_What to work on_
Look through the material below, count the lines containing the word "this", and state only the count.

[Saved data entries]
════════════════════
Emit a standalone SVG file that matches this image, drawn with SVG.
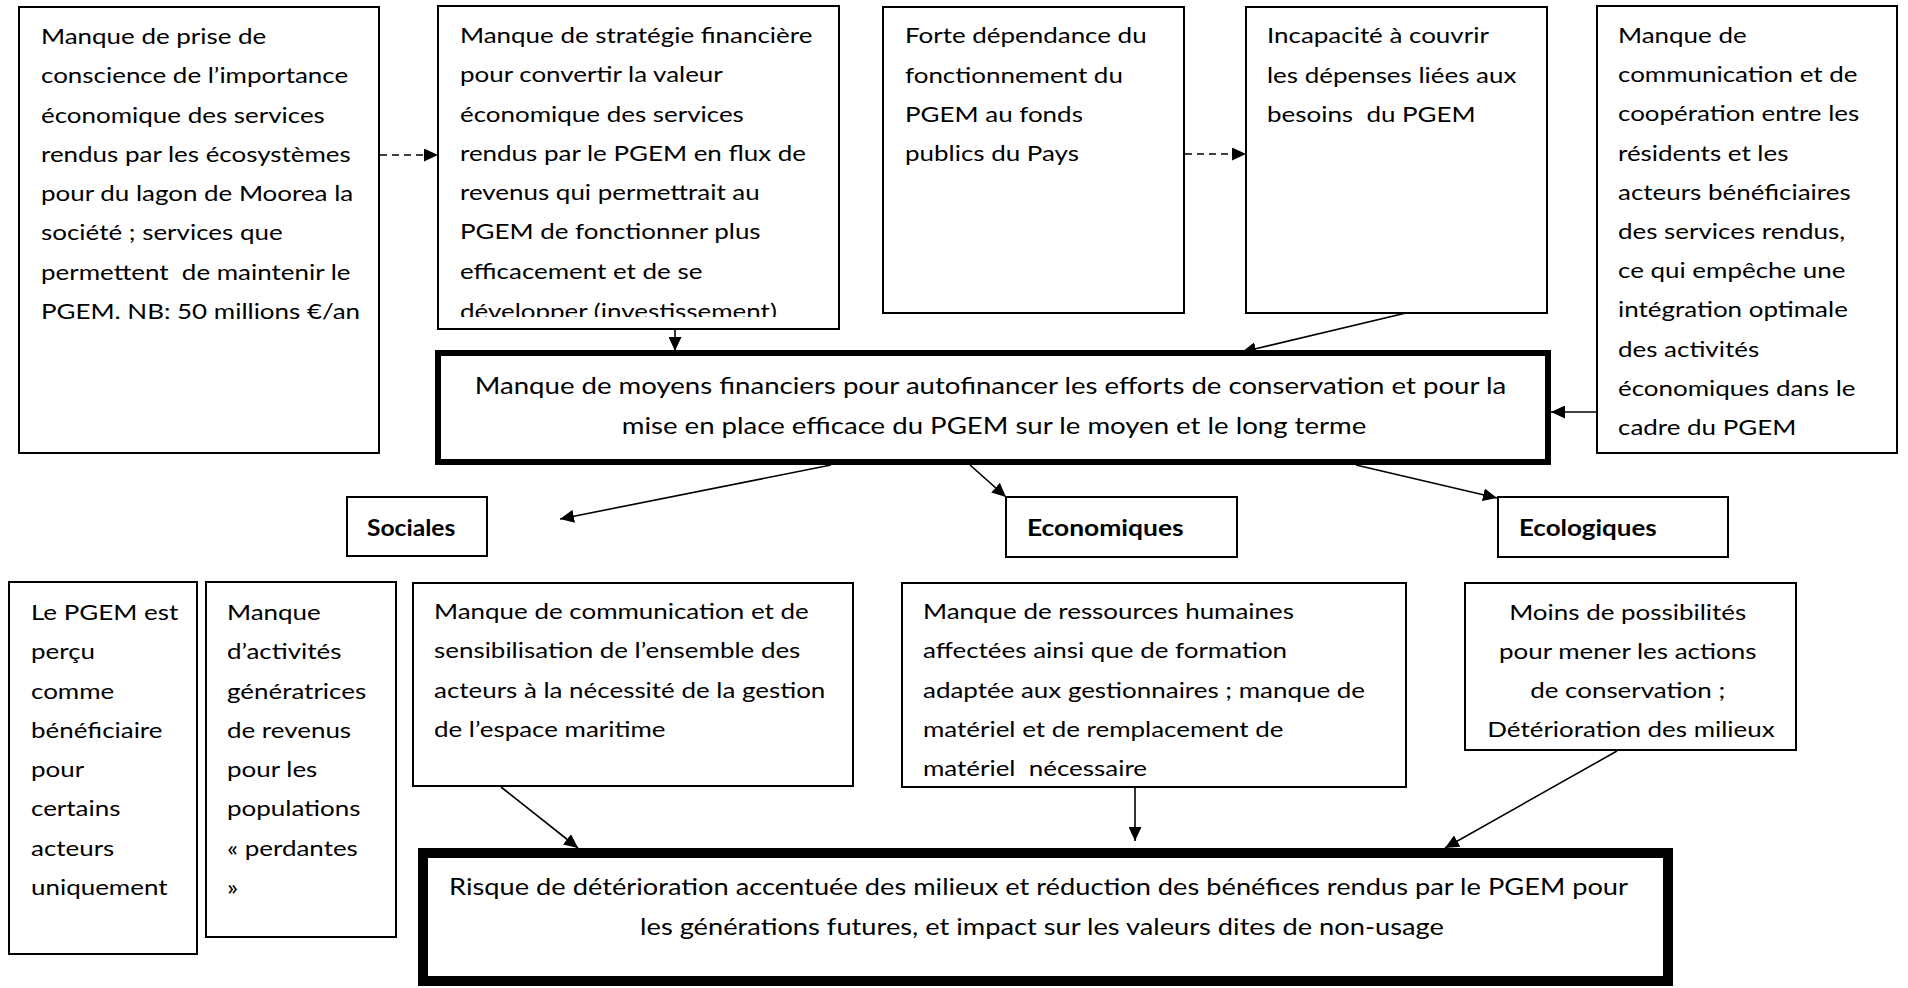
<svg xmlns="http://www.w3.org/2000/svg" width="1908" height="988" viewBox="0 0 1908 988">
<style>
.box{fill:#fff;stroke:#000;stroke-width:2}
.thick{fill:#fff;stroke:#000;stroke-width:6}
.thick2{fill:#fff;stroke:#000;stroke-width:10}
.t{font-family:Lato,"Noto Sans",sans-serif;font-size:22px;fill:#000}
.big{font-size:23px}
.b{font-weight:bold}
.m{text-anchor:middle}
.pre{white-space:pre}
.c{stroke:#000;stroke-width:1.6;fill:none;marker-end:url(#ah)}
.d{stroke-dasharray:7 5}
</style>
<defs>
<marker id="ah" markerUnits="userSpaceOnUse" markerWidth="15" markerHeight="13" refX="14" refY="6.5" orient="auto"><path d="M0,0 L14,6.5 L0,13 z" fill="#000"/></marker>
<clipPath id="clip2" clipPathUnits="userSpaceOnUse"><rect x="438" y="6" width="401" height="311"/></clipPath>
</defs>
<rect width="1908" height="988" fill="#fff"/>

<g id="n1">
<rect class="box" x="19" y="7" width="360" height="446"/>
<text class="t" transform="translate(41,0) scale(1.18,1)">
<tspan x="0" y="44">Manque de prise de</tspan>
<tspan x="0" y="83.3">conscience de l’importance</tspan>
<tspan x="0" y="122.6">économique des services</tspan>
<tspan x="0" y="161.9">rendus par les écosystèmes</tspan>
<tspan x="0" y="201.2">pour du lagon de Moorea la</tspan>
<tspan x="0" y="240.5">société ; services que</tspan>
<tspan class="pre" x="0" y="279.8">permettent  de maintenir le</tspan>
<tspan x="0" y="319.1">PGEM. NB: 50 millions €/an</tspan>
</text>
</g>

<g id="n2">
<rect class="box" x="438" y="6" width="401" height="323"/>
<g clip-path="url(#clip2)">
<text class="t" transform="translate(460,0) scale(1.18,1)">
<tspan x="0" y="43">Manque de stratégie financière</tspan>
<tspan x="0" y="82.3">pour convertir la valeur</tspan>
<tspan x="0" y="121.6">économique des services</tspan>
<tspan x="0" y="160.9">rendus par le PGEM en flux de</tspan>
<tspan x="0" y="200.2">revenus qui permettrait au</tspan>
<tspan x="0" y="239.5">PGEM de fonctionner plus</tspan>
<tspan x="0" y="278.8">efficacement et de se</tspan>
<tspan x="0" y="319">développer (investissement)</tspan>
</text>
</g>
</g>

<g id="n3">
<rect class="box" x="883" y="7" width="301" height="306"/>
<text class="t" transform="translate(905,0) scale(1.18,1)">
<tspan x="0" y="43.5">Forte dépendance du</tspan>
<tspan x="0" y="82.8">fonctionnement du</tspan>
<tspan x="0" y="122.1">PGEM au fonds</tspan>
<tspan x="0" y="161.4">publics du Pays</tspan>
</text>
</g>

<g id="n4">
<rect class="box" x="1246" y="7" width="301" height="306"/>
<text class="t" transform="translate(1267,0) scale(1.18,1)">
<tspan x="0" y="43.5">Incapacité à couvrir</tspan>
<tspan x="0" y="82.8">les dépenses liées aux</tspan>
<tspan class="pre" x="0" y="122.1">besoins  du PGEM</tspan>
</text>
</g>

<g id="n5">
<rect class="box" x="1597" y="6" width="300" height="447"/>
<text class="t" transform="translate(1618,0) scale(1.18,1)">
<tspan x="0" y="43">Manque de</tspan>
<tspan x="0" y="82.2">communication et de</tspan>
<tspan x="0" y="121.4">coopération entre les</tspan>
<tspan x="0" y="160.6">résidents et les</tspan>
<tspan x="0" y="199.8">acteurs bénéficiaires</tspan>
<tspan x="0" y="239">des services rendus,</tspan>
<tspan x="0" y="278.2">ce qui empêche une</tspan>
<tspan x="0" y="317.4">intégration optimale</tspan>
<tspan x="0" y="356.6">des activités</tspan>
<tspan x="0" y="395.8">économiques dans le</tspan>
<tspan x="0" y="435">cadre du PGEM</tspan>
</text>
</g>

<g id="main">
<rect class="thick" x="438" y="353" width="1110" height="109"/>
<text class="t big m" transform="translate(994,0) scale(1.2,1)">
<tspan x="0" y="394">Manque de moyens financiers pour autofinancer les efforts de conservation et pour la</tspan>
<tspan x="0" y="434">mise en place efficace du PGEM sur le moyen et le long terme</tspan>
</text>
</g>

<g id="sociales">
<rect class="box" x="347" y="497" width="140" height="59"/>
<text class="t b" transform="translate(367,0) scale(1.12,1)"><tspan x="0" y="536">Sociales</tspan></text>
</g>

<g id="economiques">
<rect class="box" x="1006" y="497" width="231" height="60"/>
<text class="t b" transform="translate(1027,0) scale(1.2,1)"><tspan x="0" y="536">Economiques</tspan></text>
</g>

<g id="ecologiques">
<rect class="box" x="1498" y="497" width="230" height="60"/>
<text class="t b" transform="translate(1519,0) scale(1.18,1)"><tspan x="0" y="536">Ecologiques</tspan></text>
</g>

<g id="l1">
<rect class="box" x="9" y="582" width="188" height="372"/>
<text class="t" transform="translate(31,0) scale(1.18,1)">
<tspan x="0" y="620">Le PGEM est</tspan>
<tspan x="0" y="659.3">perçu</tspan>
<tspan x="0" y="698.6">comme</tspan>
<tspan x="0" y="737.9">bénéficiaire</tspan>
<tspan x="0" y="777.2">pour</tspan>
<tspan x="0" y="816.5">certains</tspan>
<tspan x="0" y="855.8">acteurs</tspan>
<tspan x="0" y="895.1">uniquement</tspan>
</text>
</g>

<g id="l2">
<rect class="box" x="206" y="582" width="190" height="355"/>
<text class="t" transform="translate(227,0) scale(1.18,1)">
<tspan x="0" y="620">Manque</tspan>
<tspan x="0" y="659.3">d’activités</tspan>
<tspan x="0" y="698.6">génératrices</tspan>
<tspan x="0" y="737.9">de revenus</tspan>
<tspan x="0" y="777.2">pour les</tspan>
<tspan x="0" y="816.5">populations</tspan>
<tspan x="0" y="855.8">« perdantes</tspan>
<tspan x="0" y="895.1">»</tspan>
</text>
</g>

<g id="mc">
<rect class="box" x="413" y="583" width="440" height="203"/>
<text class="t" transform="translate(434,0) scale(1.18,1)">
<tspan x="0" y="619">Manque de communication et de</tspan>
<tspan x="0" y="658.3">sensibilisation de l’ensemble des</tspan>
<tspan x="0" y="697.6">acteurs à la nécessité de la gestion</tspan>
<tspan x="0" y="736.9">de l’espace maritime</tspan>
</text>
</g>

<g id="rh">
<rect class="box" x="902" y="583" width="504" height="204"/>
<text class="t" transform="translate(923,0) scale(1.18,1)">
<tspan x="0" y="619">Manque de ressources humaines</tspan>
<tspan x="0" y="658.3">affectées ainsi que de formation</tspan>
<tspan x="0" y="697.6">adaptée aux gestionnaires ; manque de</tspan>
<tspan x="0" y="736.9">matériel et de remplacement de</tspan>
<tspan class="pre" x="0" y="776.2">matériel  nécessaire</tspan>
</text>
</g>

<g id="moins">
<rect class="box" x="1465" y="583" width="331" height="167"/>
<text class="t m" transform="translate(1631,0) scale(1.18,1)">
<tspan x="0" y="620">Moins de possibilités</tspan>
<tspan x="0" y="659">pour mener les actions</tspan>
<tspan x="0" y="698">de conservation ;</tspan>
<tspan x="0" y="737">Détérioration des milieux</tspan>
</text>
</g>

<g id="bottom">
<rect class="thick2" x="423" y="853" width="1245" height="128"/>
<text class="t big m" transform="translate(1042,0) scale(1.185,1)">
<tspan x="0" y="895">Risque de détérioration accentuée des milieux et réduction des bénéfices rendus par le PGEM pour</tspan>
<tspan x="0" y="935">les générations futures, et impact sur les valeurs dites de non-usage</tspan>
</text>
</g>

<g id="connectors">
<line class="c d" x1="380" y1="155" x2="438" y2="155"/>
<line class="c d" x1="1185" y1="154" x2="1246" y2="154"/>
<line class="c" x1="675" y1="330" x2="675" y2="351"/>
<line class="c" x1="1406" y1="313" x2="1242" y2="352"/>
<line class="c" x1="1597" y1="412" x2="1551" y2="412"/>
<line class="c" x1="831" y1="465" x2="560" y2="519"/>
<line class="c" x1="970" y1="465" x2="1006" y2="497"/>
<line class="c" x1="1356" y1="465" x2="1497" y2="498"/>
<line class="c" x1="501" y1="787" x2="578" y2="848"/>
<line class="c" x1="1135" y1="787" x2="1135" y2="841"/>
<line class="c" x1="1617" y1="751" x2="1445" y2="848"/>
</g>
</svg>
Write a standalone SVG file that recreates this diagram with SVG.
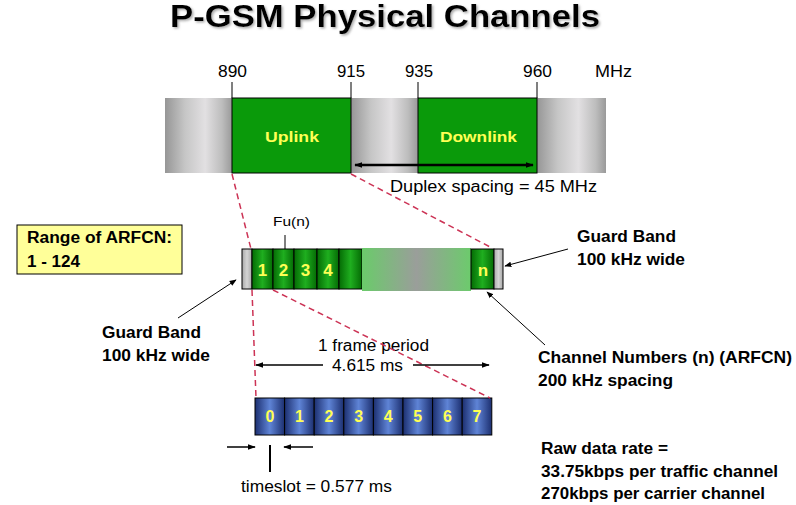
════════════════════
_Answer for the task_
2